Typical reaction to prime numbers being invented:

You got to be kiddin' me. Invented? That's about the most arrogant statement I can imagine. Do you honestly think that if we ever made contact with another species of intelligent life, with advanced technology, that they wouldn't have a concept of prime numbers? And if they did, which they assuredly would, what would you do? Throw your hands up and yell, "Thieves! Thieves! Prime numbers are man-made! The Zorgon empire stole them from us! Prime numbers were invented by humans so the Zorgon empire is just a bunch of thieves! Just like those damn, thieving cicadas!
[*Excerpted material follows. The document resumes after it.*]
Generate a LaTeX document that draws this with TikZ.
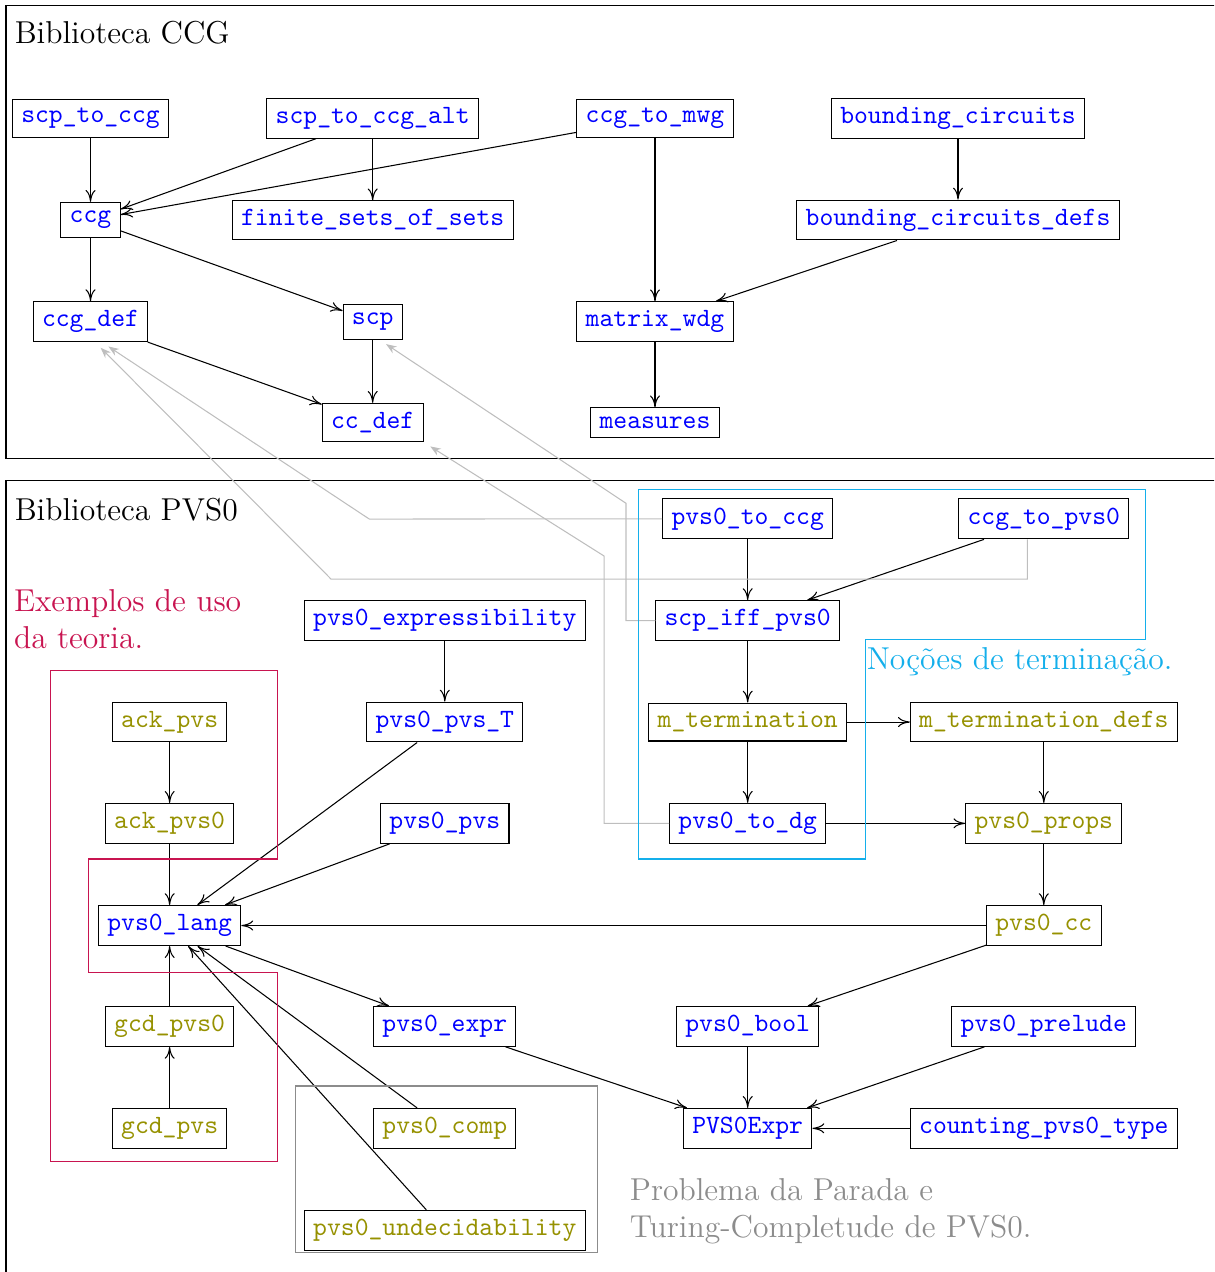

Thieves!"​

But that's not what the mathematician means by inventing prime numbers. As a matter of fact, most mathematicians actually like cicadas. More to the point, the invention of prime numbers is very different than inventing a novel recipe for a tuna sandwich on rye bread with some mayonnaise.

The mathematician is purposefully being inconclusive -- agnostic if you will -- on the subject of whether prime numbers are a crucial, fundamental part of our universe. Rather the mathematician is saying that prime numbers were at least invented by humans. If in the future we make contact with the Zorgon empire, and they also happen to have a concept of prime numbers, the mathematician would say the set of prime numbers was independently invented by both humans and Zorgons. The mathematician may very well suspect that prime numbers are in fact a fundamental part of our universe -- but he just cannot prove it. And I don't mean that we just haven't found a proof yet, but rather it seems as though the concept may not even by provable. The good mathematician, not wanting to make claims of what has not been proven, or make conjectures to what is unprovable, stays quiet on the subject.

The set of prime numbers fall out from our created axioms, such as Peano axioms which go without saying that they are obviously invented.

Then, the real crux of the issue comes from Gödel's incompleteness theorems, which when applied here, means that we can't prove anything outside our axioms. We cannot definitively prove that another technologically advanced, intelligent species would have made the same axioms.

I fully expect that if you were to take that mathematician -- or any good mathematician -- aside in private and ask him or her,

Question: If we were to encounter another form of intelligent life, of considerable technological advancement, do you think they would have a concept of prime numbers? The same set of prime numbers that we have?
Answer: Well, yeah. Of course. I mean I would really be surprised if they didn't! Well, the notation would obviously be different. Any they might include the number '1' in the set (we do not anymore). But the rest of them sure. Can you imagine! A technologically advanced society without prime numbers! That's not going to happen. So yeah, I'm pretty sure they would. But I cannot prove it.​

And similarly, although I cannot prove it, I fully suspect that with the Zorgon empire's own equivalents to Gödel's incompleteness theorems, if the zorgons were confronted with the same question, they would throw their arms up in the air and run around chanting "Qz! Qz!" where the word "qz" from the zorgon native tongue is translated as:

qz
/ kwǝz /

interjection

The affirmation that the set of prime numbers was invented by the ancient zorgonians and was independently invented by the despicable kladies of the planet Kladbor, as well as being independently invented by a species of the planet Earth know as cicadas. The term continues the affirmation that there is also another, very tasty species of Earth beings called humans that claim to have independently invented the set of prime numbers as well, but it is equally likely that the delicious humans stole the idea from the cicadas. The term has a connotation that it is welcomed and encouraged to sit down during tea and discuss the origin of prime numbers with humans over rye bread and some mayonnaise.
​

noun

A sandwich consisting of humans, rye bread and mayonnaise. Sometimes served with a light spread of cicada sauce.

​

​

 

[phion]

Here's an insightful clip about what Stephen Wolfram thinks:

 

[zoobyshoe]

Very interesting video, Phion. He doesn't exactly say our math is invented, but that it is one of many possible mathematics, an "artifact" of the particular route taken by human history.